By Greysen Braley
Ghost Wall is a suspenseful coming-of-age novel slash psychological thriller that tracks the experience of Northern English teenager Silvie, her Iron-Age obsessed father, her passive mother, Professor Slade, and a group of posh university students on an Experimental Archaeology trip gone wrong. Silvie’s apparently unhinged father acts as a trigger for the extremist behaviours spurred on by obsession, prompting the phenomenon of groupthink, and what Moss’s novel seems to suggest is an inherent and primal human desire for ritual, belief, and identity within the cosmos.
In just 147 pages, Moss manages to shrink the perceived gap between our ancient ancestors and ourselves, all while addressing scapegoating, abusive power structures, societal design, and personal identity. The main character, Silvie, is particularly tied to the broader theme of self-discovery and individuality versus conformity and pack-identity. Her budding sexuality is only a small and singular facet of this theme. Largely, her realisation of identity is more tightly bound with learning how to live, as her father’s reign of terror has continuously forced her focus away from personal growth and towards mere survival. By not focusing heavily on Silvie’s sexual orientation, Moss gives a multi-dimensional depth to her character and to what constitutes identity, which is often missed in LGBT+ literature. In addition to sexual identity, Moss addresses gender, geographic location, education, and wealth, tying them into the other great theme of social power hierarchies and abuse of power.

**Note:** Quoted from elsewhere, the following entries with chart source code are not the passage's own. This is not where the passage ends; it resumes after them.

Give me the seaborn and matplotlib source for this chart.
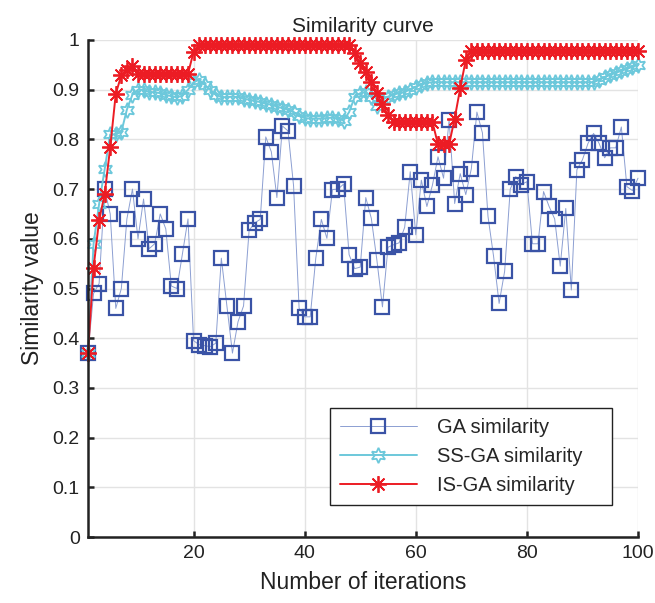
import numpy as np
import matplotlib
matplotlib.use("Agg")
import matplotlib.pyplot as plt
import seaborn as sns

# ── Data ──────────────────────────────────────────────────────────────
iterations = list(range(1, 101))

ga_similarity = [
    0.37, 0.49, 0.51, 0.70, 0.65, 0.46, 0.50, 0.64, 0.70, 0.60,
    0.68, 0.58, 0.59, 0.65, 0.62, 0.505, 0.50, 0.57, 0.64, 0.395,
    0.387, 0.385, 0.383, 0.39, 0.561, 0.465, 0.37, 0.433, 0.465, 0.617,
    0.632, 0.639, 0.805, 0.775, 0.683, 0.827, 0.817, 0.707, 0.46, 0.443,
    0.443, 0.561, 0.639, 0.601, 0.699, 0.70, 0.71, 0.568, 0.54, 0.543,
    0.683, 0.641, 0.557, 0.463, 0.583, 0.588, 0.592, 0.623, 0.735, 0.608,
    0.718, 0.665, 0.708, 0.765, 0.722, 0.839, 0.671, 0.731, 0.689, 0.741,
    0.855, 0.813, 0.645, 0.565, 0.47, 0.535, 0.70, 0.725, 0.709, 0.715,
    0.59, 0.59, 0.695, 0.665, 0.64, 0.545, 0.661, 0.497, 0.739, 0.759,
    0.792, 0.812, 0.792, 0.763, 0.783, 0.783, 0.825, 0.705, 0.697, 0.722,
]

ssga_similarity = [
    0.37, 0.59, 0.67, 0.74, 0.81, 0.81, 0.815, 0.86, 0.89, 0.90,
    0.90, 0.895, 0.895, 0.893, 0.89, 0.887, 0.885, 0.888, 0.90, 0.915,
    0.92, 0.91, 0.90, 0.89, 0.885, 0.885, 0.886, 0.885, 0.882, 0.88,
    0.878, 0.875, 0.872, 0.87, 0.866, 0.863, 0.86, 0.855, 0.848, 0.843,
    0.842, 0.842, 0.842, 0.843, 0.844, 0.842, 0.838, 0.855, 0.885, 0.893,
    0.896, 0.885, 0.868, 0.88, 0.886, 0.89, 0.893, 0.896, 0.90, 0.906,
    0.91, 0.914, 0.915, 0.915, 0.915, 0.915, 0.915, 0.915, 0.915, 0.915,
    0.915, 0.915, 0.915, 0.915, 0.915, 0.915, 0.915, 0.915, 0.915, 0.915,
    0.915, 0.915, 0.915, 0.915, 0.915, 0.915, 0.915, 0.915, 0.915, 0.915,
    0.915, 0.915, 0.92, 0.925, 0.93, 0.934, 0.938, 0.942, 0.946, 0.95,
]

isga_similarity = [
    0.37, 0.542, 0.637, 0.69, 0.784, 0.892, 0.929, 0.94, 0.948, 0.932,
    0.932, 0.932, 0.932, 0.932, 0.932, 0.932, 0.932, 0.932, 0.932, 0.976,
    0.99, 0.99, 0.99, 0.99, 0.99, 0.99, 0.99, 0.99, 0.99, 0.99,
    0.99, 0.99, 0.99, 0.99, 0.99, 0.99, 0.99, 0.99, 0.99, 0.99,
    0.99, 0.99, 0.99, 0.99, 0.99, 0.99, 0.99, 0.99, 0.973, 0.954,
    0.936, 0.916, 0.893, 0.871, 0.849, 0.835, 0.835, 0.835, 0.835, 0.835,
    0.835, 0.835, 0.835, 0.79, 0.79, 0.79, 0.842, 0.903, 0.96, 0.978,
    0.978, 0.978, 0.978, 0.978, 0.978, 0.978, 0.978, 0.978, 0.978, 0.978,
    0.978, 0.978, 0.978, 0.978, 0.978, 0.978, 0.978, 0.978, 0.978, 0.978,
    0.978, 0.978, 0.978, 0.978, 0.978, 0.978, 0.978, 0.978, 0.978, 0.978,
]

x_ticks = [20, 40, 60, 80, 100]
y_ticks = [0, 0.1, 0.2, 0.3, 0.4, 0.5, 0.6, 0.7, 0.8, 0.9, 1]
y_tick_labels = ["0", "0.1", "0.2", "0.3", "0.4", "0.5", "0.6", "0.7", "0.8", "0.9", "1"]

# ── Style ─────────────────────────────────────────────────────────────
sns.set_theme(style="whitegrid")
plt.rcParams["font.family"] = ["Liberation Sans", "DejaVu Sans"]

fig = plt.figure(figsize=(6.55, 6.03), dpi=100)
ax = fig.add_axes([88 / 655, 66 / 603, 550 / 655, 497 / 603])

sns.lineplot(x=iterations, y=ga_similarity, ax=ax, estimator=None,
             color="#8c9fd2", linewidth=0.7, marker="s", markersize=9.5,
             markerfacecolor="none", markeredgecolor="#3a53a6",
             markeredgewidth=1.6, label="GA similarity", clip_on=False)
sns.lineplot(x=iterations, y=ssga_similarity, ax=ax, estimator=None,
             color="#6cc8db", linewidth=1.4, marker=(6, 1, 0), markersize=11,
             markerfacecolor="none", markeredgecolor="#6cc8db",
             markeredgewidth=1.3, label="SS-GA similarity", clip_on=False)
sns.lineplot(x=iterations, y=isga_similarity, ax=ax, estimator=None,
             color="#ec1c24", linewidth=1.4, marker=(8, 2, 0), markersize=12,
             markerfacecolor="none", markeredgecolor="#ec1c24",
             markeredgewidth=1.3, label="IS-GA similarity", clip_on=False)

ax.set_xlim(1, 100)
ax.set_ylim(0, 1)
ax.set_xticks(x_ticks)
ax.set_yticks(y_ticks)
ax.set_yticklabels(y_tick_labels)

ax.grid(True, color="#e3e3e3", linewidth=1.0)
for side in ["top", "right"]:
    ax.spines[side].set_visible(False)
for side in ["left", "bottom"]:
    ax.spines[side].set_color("#222222")
    ax.spines[side].set_linewidth(1.8)
ax.tick_params(axis="both", direction="in", length=4.5, width=1.8,
               colors="#222222", labelsize=14, pad=6,
               bottom=True, left=True)
ax.set_facecolor("white")

ax.set_title("Similarity curve", fontsize=15, pad=6, color="#222222")
ax.set_xlabel("Number of iterations", fontsize=16.5, color="#222222", labelpad=6)
ax.set_ylabel("Similarity value", fontsize=16.5, color="#222222", labelpad=6)

leg = ax.legend(loc="lower left", bbox_to_anchor=(0.44, 0.064, 0.513, 0.2),
                mode="expand", borderaxespad=0, fontsize=14.5,
                handlelength=3.8, handletextpad=1.0,
                fancybox=False, framealpha=1, edgecolor="#222222",
                borderpad=0.5, labelspacing=0.5)
leg.get_frame().set_linewidth(1.0)

fig.savefig("out.png", dpi=100)
plt.close(fig)
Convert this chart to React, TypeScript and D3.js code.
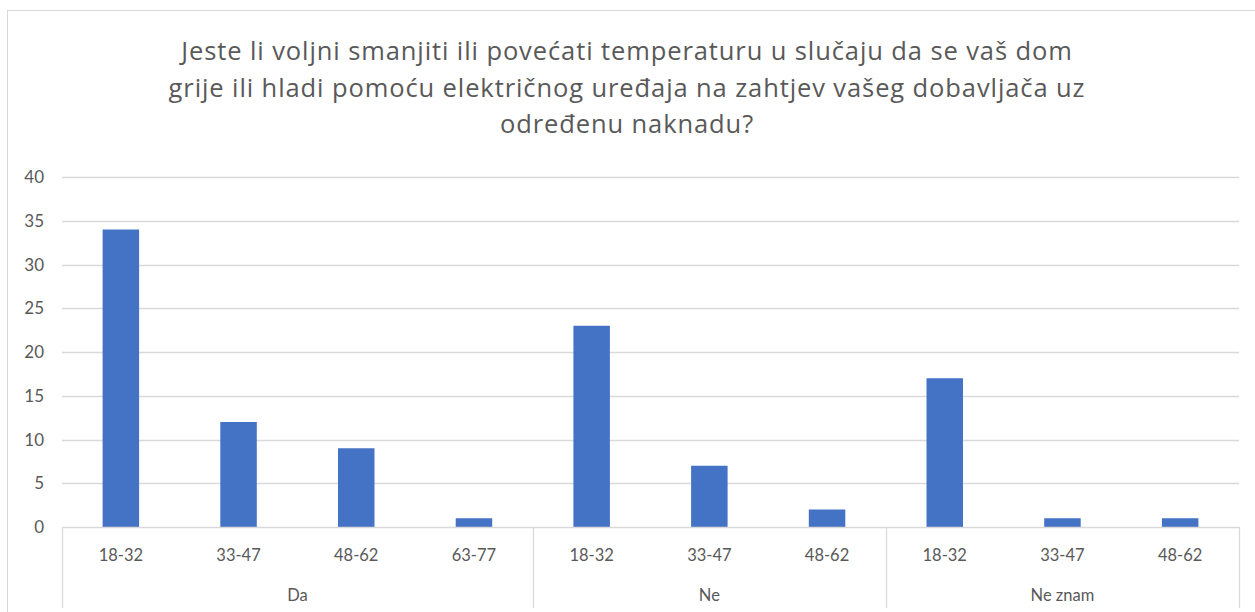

I read this book in one sitting on a hot day in the summer over a steaming cup of peppermint tea in Toppings & Co. And, although it was a perfect summer read, I can’t wait to read this chilling book again this winter. A little under a month ago I was so adamant that my partner had to read it, that I bought a hardback edition for him myself, and he also ended up reading it in one sitting. We’re still going on about what we think of it and all the questions we were left with, now weeks (in his case) and months (in my case) after the fact. I’d highly recommend this to avid and casual readers alike for its distinct prose, entertainment value, short length, accessibility, and, of course, the gayness.